Le président américain a indiqué urbi et orbi depuis plusieurs mois qu’il voulait faire baisser les prix du pétrole et, venant d’un pays qui est à la fois la première puissance mondiale, le premier producteur mondial de pétrole et le premier consommateur d’or noir, cela a un certain poids et, même, un poids certain. Les négociations avec l’Iran, c’est encore Trump qui a proposé un ‘’deal’’ à Ali Khamenei tout en menaçant l’Iran de sanctions économiques encore plus dures et de frappes militaires s’il n’obtenait pas ce qu’il veut. Et la guerre commerciale, c’est évidemment encore Trump.
La rentabilité de la production pétrolière américaine risque également d’en subir les contrecoups de la baisse ?
C’est probablement la grande contradiction dans les stratégies énergétiques de Donald Trump. Le président américain entend faire baisser les prix du pétrole car c’est bon pour le consommateur américain, pour l’industrie américaine et pour l’économie américaine, ce qui est juste. Mais, si la baisse est forte et durable, ce ne sera pas bon pour l’industrie pétrolière américaine alors que l’Administration Trump veut que la production pétrolière des Etats-Unis augmente de façon importante dans les prochaines années. Or, les coûts de production du pétrole dans ce pays ne sont pas ceux du Moyen-Orient. Ils sont évidemment beaucoup plus élevés. Dans une enquête récente de la Federal Reserve de Dallas, les compagnies pétrolières interrogées ont indiqué qu’elles avaient besoin d’un prix d’au moins $41/b pour le West Texas Intermediate (WTI) pour couvrir leurs coûts d’exploitation pour les puits existants aux Etats-Unis mais qu’un prix de $65/b était requis pour dégager un profit pour les nouveaux forages. Le problème est que le prix du WTI est plutôt de l’ordre de $62/b actuellement.
Mais une baisse du prix de baril de pétrole limite aussi le financement de la Russie et donc les revenus financiers pour alimenter sa « machine de guerre » contre l’Ukraine ?
Tout à fait et Donald Trump l’avait dit lors de son intervention par visioconférence lors du Forum de Davos que j’évoquais tout à l’heure.

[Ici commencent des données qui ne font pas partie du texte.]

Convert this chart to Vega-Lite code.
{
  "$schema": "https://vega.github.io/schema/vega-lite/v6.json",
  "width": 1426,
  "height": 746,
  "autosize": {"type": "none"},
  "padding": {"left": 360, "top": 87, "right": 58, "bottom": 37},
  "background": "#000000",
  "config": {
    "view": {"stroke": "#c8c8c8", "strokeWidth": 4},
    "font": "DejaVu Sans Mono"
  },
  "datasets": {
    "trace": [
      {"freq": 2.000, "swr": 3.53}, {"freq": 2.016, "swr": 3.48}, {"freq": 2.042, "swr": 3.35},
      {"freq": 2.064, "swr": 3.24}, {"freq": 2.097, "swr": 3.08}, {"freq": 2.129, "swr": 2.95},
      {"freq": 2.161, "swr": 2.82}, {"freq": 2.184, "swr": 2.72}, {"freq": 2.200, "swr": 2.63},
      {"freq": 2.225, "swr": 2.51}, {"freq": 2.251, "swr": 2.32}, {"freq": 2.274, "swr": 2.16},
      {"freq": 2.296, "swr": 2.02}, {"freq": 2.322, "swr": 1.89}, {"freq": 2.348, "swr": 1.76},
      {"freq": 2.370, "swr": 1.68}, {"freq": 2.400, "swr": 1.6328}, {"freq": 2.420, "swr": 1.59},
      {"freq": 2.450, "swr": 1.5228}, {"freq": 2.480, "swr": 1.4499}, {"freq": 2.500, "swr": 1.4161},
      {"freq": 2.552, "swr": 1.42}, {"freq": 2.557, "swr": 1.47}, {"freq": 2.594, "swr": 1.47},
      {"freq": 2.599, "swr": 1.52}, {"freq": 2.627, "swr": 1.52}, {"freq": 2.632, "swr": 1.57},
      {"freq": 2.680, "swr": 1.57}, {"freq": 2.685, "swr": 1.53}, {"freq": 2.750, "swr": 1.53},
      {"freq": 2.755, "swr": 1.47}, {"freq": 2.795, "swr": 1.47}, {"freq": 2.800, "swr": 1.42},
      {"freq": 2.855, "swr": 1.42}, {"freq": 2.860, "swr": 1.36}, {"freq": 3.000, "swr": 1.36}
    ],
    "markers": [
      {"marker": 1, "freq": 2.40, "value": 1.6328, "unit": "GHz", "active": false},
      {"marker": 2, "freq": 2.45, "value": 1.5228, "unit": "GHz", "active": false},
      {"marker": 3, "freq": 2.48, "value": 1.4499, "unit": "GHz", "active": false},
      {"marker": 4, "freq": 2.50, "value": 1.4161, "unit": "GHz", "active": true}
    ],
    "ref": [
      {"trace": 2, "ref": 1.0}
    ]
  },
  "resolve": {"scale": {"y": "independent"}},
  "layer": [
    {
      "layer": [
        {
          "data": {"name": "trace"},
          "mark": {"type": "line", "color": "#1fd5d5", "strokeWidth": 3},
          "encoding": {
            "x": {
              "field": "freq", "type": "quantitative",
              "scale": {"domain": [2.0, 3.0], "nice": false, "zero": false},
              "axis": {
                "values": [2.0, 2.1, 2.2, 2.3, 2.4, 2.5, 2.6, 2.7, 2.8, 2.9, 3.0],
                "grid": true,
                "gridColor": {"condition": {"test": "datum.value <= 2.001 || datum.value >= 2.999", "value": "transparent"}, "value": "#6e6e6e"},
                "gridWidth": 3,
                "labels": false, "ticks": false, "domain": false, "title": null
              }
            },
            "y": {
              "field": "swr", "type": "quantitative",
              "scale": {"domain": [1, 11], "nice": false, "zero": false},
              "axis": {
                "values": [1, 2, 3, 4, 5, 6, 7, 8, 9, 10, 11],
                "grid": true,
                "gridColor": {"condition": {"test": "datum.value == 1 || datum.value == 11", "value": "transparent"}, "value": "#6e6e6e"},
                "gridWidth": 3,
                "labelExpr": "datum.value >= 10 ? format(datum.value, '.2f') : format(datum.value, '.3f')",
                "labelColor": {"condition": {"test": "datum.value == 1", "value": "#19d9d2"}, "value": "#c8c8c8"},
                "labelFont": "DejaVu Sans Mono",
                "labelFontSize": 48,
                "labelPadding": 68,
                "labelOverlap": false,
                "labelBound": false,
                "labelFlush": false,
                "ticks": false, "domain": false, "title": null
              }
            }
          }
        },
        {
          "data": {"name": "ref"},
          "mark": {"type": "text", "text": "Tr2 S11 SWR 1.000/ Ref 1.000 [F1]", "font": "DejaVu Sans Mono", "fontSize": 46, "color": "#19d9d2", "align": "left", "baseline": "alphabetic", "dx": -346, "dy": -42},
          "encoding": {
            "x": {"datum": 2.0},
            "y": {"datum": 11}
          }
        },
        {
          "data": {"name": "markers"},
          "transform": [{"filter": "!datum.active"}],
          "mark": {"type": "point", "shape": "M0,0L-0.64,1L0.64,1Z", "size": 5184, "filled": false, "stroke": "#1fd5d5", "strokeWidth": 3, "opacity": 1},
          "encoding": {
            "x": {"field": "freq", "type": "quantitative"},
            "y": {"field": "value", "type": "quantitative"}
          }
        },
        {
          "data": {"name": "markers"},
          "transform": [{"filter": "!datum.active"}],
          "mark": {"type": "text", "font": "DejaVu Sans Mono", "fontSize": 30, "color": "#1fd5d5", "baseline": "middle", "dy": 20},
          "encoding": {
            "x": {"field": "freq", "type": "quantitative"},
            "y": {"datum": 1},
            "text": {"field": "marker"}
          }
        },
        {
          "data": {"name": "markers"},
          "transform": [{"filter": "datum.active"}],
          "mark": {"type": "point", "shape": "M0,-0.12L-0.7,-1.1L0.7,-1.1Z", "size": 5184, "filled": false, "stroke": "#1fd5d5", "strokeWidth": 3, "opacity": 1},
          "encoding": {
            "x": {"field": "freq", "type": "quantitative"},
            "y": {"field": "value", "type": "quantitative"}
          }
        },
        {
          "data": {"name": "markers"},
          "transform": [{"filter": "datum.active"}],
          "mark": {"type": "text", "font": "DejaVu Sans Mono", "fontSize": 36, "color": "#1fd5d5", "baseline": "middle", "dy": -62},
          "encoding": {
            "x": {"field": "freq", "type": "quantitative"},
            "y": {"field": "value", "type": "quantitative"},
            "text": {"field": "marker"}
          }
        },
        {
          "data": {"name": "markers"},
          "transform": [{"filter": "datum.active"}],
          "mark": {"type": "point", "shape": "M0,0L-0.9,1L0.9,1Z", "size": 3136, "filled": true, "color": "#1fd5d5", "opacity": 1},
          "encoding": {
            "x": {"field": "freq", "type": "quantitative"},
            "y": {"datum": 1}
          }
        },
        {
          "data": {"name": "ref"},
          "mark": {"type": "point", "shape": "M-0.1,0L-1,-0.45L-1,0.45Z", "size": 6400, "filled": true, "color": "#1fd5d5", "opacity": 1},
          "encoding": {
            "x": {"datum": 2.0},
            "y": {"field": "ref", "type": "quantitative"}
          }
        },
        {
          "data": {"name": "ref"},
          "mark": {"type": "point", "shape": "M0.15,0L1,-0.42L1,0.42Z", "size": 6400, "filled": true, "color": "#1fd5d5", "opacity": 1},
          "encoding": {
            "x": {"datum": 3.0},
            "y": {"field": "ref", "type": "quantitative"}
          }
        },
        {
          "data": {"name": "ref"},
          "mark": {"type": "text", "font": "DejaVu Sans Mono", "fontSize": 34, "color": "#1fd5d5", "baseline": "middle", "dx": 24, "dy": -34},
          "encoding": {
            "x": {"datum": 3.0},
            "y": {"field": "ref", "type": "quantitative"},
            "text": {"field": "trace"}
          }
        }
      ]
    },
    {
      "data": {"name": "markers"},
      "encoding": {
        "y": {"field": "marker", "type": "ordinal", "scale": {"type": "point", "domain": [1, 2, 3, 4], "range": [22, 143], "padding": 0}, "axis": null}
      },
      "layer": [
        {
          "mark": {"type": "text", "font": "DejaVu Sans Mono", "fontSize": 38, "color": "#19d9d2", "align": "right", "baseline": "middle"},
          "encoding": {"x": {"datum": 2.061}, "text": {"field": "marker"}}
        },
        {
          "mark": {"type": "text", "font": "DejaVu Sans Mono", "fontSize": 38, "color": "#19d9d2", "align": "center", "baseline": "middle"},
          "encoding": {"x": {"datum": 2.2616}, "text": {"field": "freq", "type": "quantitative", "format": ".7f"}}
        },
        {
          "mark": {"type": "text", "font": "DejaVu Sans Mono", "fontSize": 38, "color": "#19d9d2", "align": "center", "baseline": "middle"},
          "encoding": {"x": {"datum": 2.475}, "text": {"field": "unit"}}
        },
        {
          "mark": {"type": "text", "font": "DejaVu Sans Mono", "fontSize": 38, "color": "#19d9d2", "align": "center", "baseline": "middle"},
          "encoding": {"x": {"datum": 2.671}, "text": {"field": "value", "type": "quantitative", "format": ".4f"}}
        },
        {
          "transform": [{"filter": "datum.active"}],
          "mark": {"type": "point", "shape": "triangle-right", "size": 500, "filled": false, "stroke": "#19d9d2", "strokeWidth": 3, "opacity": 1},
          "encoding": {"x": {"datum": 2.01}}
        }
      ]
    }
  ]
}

Des prix du pétrole plus bas exerceraient une pression supplémentaire sur la Russie, qui est le deuxième producteur mondial de pétrole et un très gros exportateur de brut et de produits raffinés. Cela dit, le président américain n’est pas très désireux à ce jour d’exercer de fortes pressions sur la Russie en plus de l’évolution des prix du brut, notamment via des sanctions économiques. Il y a pourtant au moins 80 sénateurs américains (sur 100 au total) qui soutiennent le Sanctioning Russia Act of 2025, un projet de loi qui pourrait déboucher sur des droits de douane allant jusqu’à …500% pour tous les pays qui importeraient des hydrocarbures provenant de la Russie.
Une baisse du prix de l’énergie fossile c’est aussi une mauvaise nouvelle pour la décarbonation des économies dans le monde ?

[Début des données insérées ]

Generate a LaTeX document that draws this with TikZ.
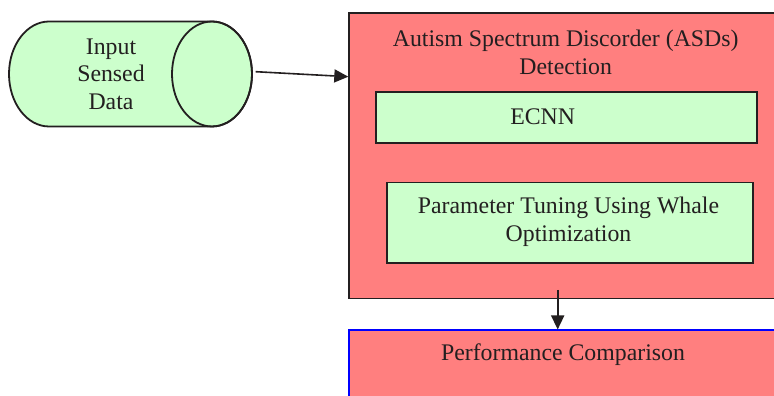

C’est tout à fait juste et l’on n’a pas l’impression que la décarbonation de l’économie mondiale soit la priorité des priorités par les temps qui courent. Donald Trump est sorti de l’Accord de Paris dès le 20 janvier 2025 et a démantelé tout le plan climat (‘’Green Deal’’) mis au point par l’Administration Biden. Le président américain soutient à fond toutes les énergies fossiles (pétrole, charbon et gaz naturel). Il veut plus de production de pétrole et de gaz et entend relancer le charbon aux Etats-Unis alors que cette source d’énergie est en déclin depuis plusieurs années outre-Atlantique. Certes, les Etats-Unis ne sont pas le monde à eux seuls mais ce pays est la première puissance mondiale et une superpuissance énergétique. Ce qui est décidé à Washington ne peut pas ne pas influencer le reste du monde, au moins en partie.